During both intercepts, Grant Roy, Sean Lockhart (aka Brent Corrigan), Joseph Kerekes and Harlow Cuadra were present.

The Commonwealth suggests that because the intercepts occurred at a restaurant and on a beach that, per se, there can be no reasonable expectation of privacy. This argument must fail.

Corporal Hannon states in his report following discussion with Grant Roy regarding the Crabcatcher intercept that during a portion of the conversation, Harlow Cuadra leaned towards Sean Lockhart and silently responded to a question asked of him. This evidences that, at least for portions of the Crabcatcher conversation, the speakers had an expectation of privacy. See Report of Cpl. Hannon attached hereto as “Exhibit 5.” Further, according to the Commonwealth, the second intercept took place at Black’s Beach—a nude beach in California specifically chosen as a meeting location by Cuadra and Kerekes where they would answer any questions because they did not expect either Grant Roy or Sean Lockhart to wear a body wire on a nude beach.
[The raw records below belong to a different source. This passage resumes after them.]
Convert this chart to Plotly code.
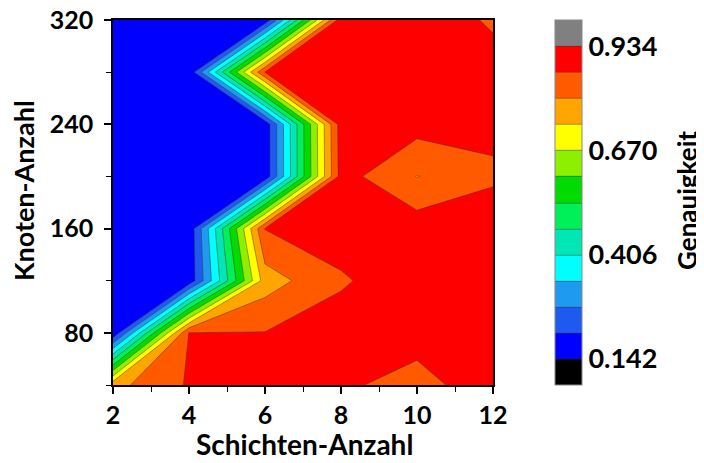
import plotly.graph_objects as go

# Data grid: Schichten-Anzahl (x) vs Knoten-Anzahl (y) -> Genauigkeit (z)
schichten = [2, 4, 6, 8, 10, 12]
knoten = [40, 80, 120, 160, 200, 240, 280, 320]

# rows follow knoten (bottom -> top), columns follow schichten
genauigkeit_40 = [0.78, 0.875, 0.90, 0.885, 0.83, 0.93]
genauigkeit_80 = [0.15, 0.87, 0.87, 0.90, 0.91, 0.91]
genauigkeit_120 = [0.15, 0.16, 0.77, 0.86, 0.91, 0.91]
genauigkeit_160 = [0.15, 0.16, 0.87, 0.90, 0.905, 0.92]
genauigkeit_200 = [0.15, 0.16, 0.16, 0.895, 0.80, 0.855]
genauigkeit_240 = [0.15, 0.16, 0.16, 0.90, 0.894, 0.888]
genauigkeit_280 = [0.15, 0.16, 0.87, 0.91, 0.91, 0.892]
genauigkeit_320 = [0.15, 0.16, 0.16, 0.905, 0.905, 0.86]

z = [genauigkeit_40, genauigkeit_80, genauigkeit_120, genauigkeit_160,
     genauigkeit_200, genauigkeit_240, genauigkeit_280, genauigkeit_320]

level_start = 0.142
level_size = 0.066
level_end = 0.9345
scale_min = 0.076
scale_max = 1.0
cbar_ticks = [0.142, 0.406, 0.670, 0.934]
cbar_ticktext = ["0.142", "0.406", "0.670", "0.934"]

band_colors = [
    "#000000", "#0000FF", "#1E5AF0", "#1E9BF0", "#00FFFF", "#00E6B4",
    "#00F05A", "#00DC00", "#8CF000", "#FFFF00", "#FFA500", "#FF5A00",
    "#FF0000", "#808080",
]
n = len(band_colors) - 1
colorscale = [[i / n, c] for i, c in enumerate(band_colors)]

FONT = "Lato"
BOLD = dict(family=FONT, color="black", weight="bold")

fig = go.Figure(
    go.Contour(
        x=schichten,
        y=knoten,
        z=z,
        zauto=False, zmin=scale_min, zmax=scale_max,
        colorscale=colorscale,
        autocontour=False,
        contours=dict(start=level_start, end=level_end, size=level_size,
                      coloring="fill", showlines=True),
        line=dict(color="rgba(70,40,30,0.75)", width=0.6, smoothing=0),
        colorbar=dict(
            x=1.163, xanchor="left", xpad=0,
            y=0.5, yanchor="middle", len=1.0, lenmode="fraction", ypad=0,
            thickness=27, thicknessmode="pixels",
            outlinewidth=1, outlinecolor="#888888",
            tickvals=cbar_ticks, ticktext=cbar_ticktext,
            ticks="", ticklabeloverflow="allow",
            tickfont=dict(size=27, **BOLD),
        ),
        showscale=True,
    )
)

# The page body adds an 8px offset, so the margins are set 8px smaller on left/top.
fig.update_layout(
    width=704, height=463,
    margin=dict(l=105, r=219, t=12, b=86, autoexpand=False),
    paper_bgcolor="white", plot_bgcolor="white",
    font=dict(family=FONT, color="black"),
    annotations=[
        dict(text="Schichten-Anzahl", xref="paper", yref="paper",
             x=0.505, y=-0.162, xanchor="center", yanchor="middle",
             showarrow=False, font=dict(size=28, **BOLD)),
        dict(text="Knoten-Anzahl", xref="paper", yref="paper",
             x=-0.237, y=0.534, xanchor="center", yanchor="middle",
             textangle=-90, showarrow=False, font=dict(size=27, **BOLD)),
        dict(text="Genauigkeit", xref="paper", yref="paper",
             x=1.5105, y=0.507, xanchor="center", yanchor="middle",
             textangle=-90, showarrow=False, font=dict(size=26, **BOLD)),
    ],
)

fig.update_xaxes(
    range=[2, 12], tickvals=[2, 4, 6, 8, 10, 12], automargin=False,
    ticks="outside", ticklen=7, tickwidth=1.5, tickcolor="black",
    minor=dict(tickvals=[3, 5, 7, 9, 11], ticks="outside", ticklen=5, tickwidth=1.2, tickcolor="black"),
    showline=True, linecolor="black", linewidth=1.5, mirror=True,
    showgrid=False, zeroline=False, ticklabeloverflow="allow",
    tickfont=dict(size=25, **BOLD),
)
fig.update_yaxes(
    range=[40, 320], tickvals=[80, 160, 240, 320], automargin=False,
    ticks="outside", ticklen=7, tickwidth=1.5, tickcolor="black",
    minor=dict(tickvals=[40, 120, 200, 280], ticks="outside", ticklen=5, tickwidth=1.2, tickcolor="black"),
    showline=True, linecolor="black", linewidth=1.5, mirror=True,
    showgrid=False, zeroline=False, ticklabelstandoff=6, ticklabeloverflow="allow",
    tickfont=dict(size=25, **BOLD),
)

fig.write_html("out.html")
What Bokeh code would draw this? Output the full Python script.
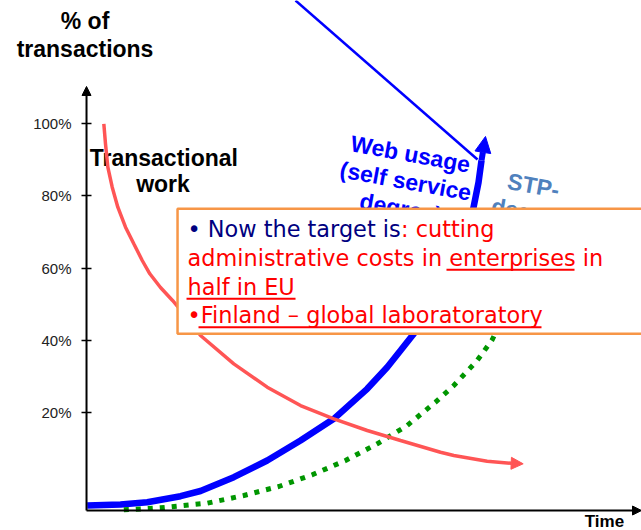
from bokeh.plotting import figure
from bokeh.models import Range1d, FixedTicker, Arrow, NormalHead
from bokeh.core.properties import value
from bokeh.embed import file_html
from bokeh.resources import INLINE

# ---- data (time in arbitrary units 0-100, share in % of transactions) ----
web_x = [0.13, 6.13, 10.94, 16.94, 20.54, 26.54, 32.56, 38.56, 44.56, 50.58, 54.18,
         56.58, 58.97, 62.88, 66.49, 68.47, 69.73, 70.63, 71.17]
web_y = [-5.73, -5.45, -4.82, -3.16, -1.72, 2.10, 6.73, 12.26, 18.27, 26.57, 32.55,
         37.18, 41.80, 51.02, 62.64, 69.84, 76.76, 83.68, 89.77]
web_tip = (71.89, 96.42)

trans_x = [3.12, 3.42, 3.84, 4.63, 5.64, 7.03, 8.52, 10.04, 11.41, 13.33, 15.50, 18.20,
           20.54, 26.54, 32.56, 38.56, 44.56, 50.58, 56.58, 63.78, 66.18, 72.19, 76.58]
trans_y = [99.93, 94.39, 87.92, 82.38, 76.84, 71.31, 66.71, 62.09, 58.41, 54.62, 51.02,
           46.04, 41.33, 33.49, 27.02, 21.95, 18.27, 15.03, 12.26, 9.02, 8.11, 6.53, 5.95]
trans_tip = (78.68, 5.81)

stp_x = [6.72, 13.33, 21.75, 28.34, 34.65, 40.67, 46.67, 52.38, 57.78, 62.88, 66.18,
         70.40, 73.10, 74.59]
stp_y = [-6.92, -6.37, -5.09, -2.96, -0.47, 2.77, 6.73, 11.35, 16.42, 22.87, 27.49,
         34.41, 40.14, 44.93]

trend_x = [37.66, 70.45]
trend_y = [134.06, 90.05]

tick_values = [20, 40, 60, 80, 100]
tick_labels = ["20%", "40%", "60%", "80%", "100%"]

box_lines = ["administrative costs in enterprises in", "half in EU",
             "\u2022Finland \u2013 global laboratoratory"]

# ---- figure ----
p = figure(width=641, height=530, output_backend="svg", toolbar_location=None,
           x_range=Range1d(-15.50, 100.0), y_range=Range1d(-12.65, 134.06),
           x_axis_location=None, min_border=0)
p.grid.visible = False
p.outline_line_color = None
p.background_fill_color = "white"
p.border_fill_color = "white"

ax = p.yaxis[0]
ax.fixed_location = 0
ax.ticker = FixedTicker(ticks=tick_values)
ax.major_label_overrides = {v: l for v, l in zip(tick_values, tick_labels)}
ax.axis_line_color = None
ax.minor_tick_line_color = None
ax.major_tick_in = 5
ax.major_tick_out = 5
ax.major_tick_line_width = 1.5
ax.major_tick_line_color = "black"
ax.major_label_standoff = 10
ax.major_label_text_font = "Liberation Sans"
ax.major_label_text_font_size = "15px"
ax.major_label_text_color = "#222222"

bold = dict(text_font=value("Liberation Sans"), text_font_style="bold",
            text_align="center", text_baseline="middle")

# titles
p.text(x=[-0.27, -0.27], y=[128.44, 120.58], text=["% of", "transactions"],
       text_font_size="23px", text_color="black", **bold)
p.text(x=[13.93, 13.78], y=[90.60, 83.40], text=["Transactional", "work"],
       text_font_size="23px", text_color="black", **bold)
p.text(x=[93.33], y=[-10.16], text=["Time"], text_font_size="17px",
       text_color="black", **bold)

# curves
p.line(web_x, web_y, line_color="#0000ff", line_width=6.5)
p.line(stp_x, stp_y, line_color="#009600", line_width=5, line_dash="5 7")
p.line(trans_x, trans_y, line_color="#ff5555", line_width=3.5)
p.line(trend_x, trend_y, line_color="#0000ff", line_width=2.5)

# rotated labels
p.text(x=[58.38, 57.51, 56.65], y=[91.57, 84.07, 76.57],
       text=["Web usage", "(self service", "degree)"], angle=-0.18,
       text_font_size="23px", text_color="#0000ff", **bold)
p.text(x=[80.54, 79.68], y=[82.85, 75.38], text=["STP-", "degree"], angle=-0.18,
       text_font_size="23px", text_color="#4f81bd", **bold)

# text box
p.quad(left=[16.40], right=[101.0], top=[76.40], bottom=[41.80],
       fill_color="white", line_color="#f79646", line_width=2.5)
plain = dict(text_font=value("DejaVu Sans"), text_font_size="22.4px",
             text_align="left", text_baseline="middle")
p.text(x=[18.20], y=[70.88], text=["\u2022 Now the target is"],
       text_color="#000080", **plain)
p.text(x=[56.67], y=[70.88], text=[": cutting"], text_color="#ff0000", **plain)
p.text(x=[18.20, 18.20, 18.20], y=[62.85, 54.82, 46.88], text=box_lines,
       text_color="#ff0000", **plain)
p.segment(x0=[64.86, 18.02, 20.18], y0=[59.52, 51.49, 43.63],
          x1=[87.93, 37.66, 81.98], y1=[59.52, 51.49, 43.63],
          line_color="#ff0000", line_width=2)

# arrow heads of curves
p.add_layout(Arrow(end=NormalHead(size=12, fill_color="#ff5555", line_color="#ff5555"),
                   x_start=trans_x[-1], y_start=trans_y[-1],
                   x_end=trans_tip[0], y_end=trans_tip[1],
                   line_color="#ff5555", line_width=3.5))
p.add_layout(Arrow(end=NormalHead(size=16, fill_color="#0000ff", line_color="#0000ff"),
                   x_start=web_x[-1], y_start=web_y[-1],
                   x_end=web_tip[0], y_end=web_tip[1],
                   line_color="#0000ff", line_width=6))

# axes arrows
p.add_layout(Arrow(end=NormalHead(size=9, fill_color="black", line_color="black"),
                   x_start=0, y_start=-7.12, x_end=0, y_end=110.26,
                   line_color="black", line_width=2))
p.add_layout(Arrow(end=NormalHead(size=9, fill_color="black", line_color="black"),
                   x_start=0, y_start=-7.12, x_end=100.0, y_end=-7.12,
                   line_color="black", line_width=2))

open("out.html", "w").write(file_html(p, INLINE))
See “Exhibit 5’:

Exhibit 5

Simply because a conversation takes place in a location open to the public does not prove that the speaker intends for his words to be made public, overheard or recorded. The law is clear that it is a factual determination to be made after examining all of the circumstances.

7 In furtherance of this argument, the Commonwealth makes quantum assumptive leaps such as “one can be easily overheard” at the restaurant and that ‘one’s voice can be projected and carried by wind” on the beach. These assertions are wholly speculative and are the unsupported creation of counsel.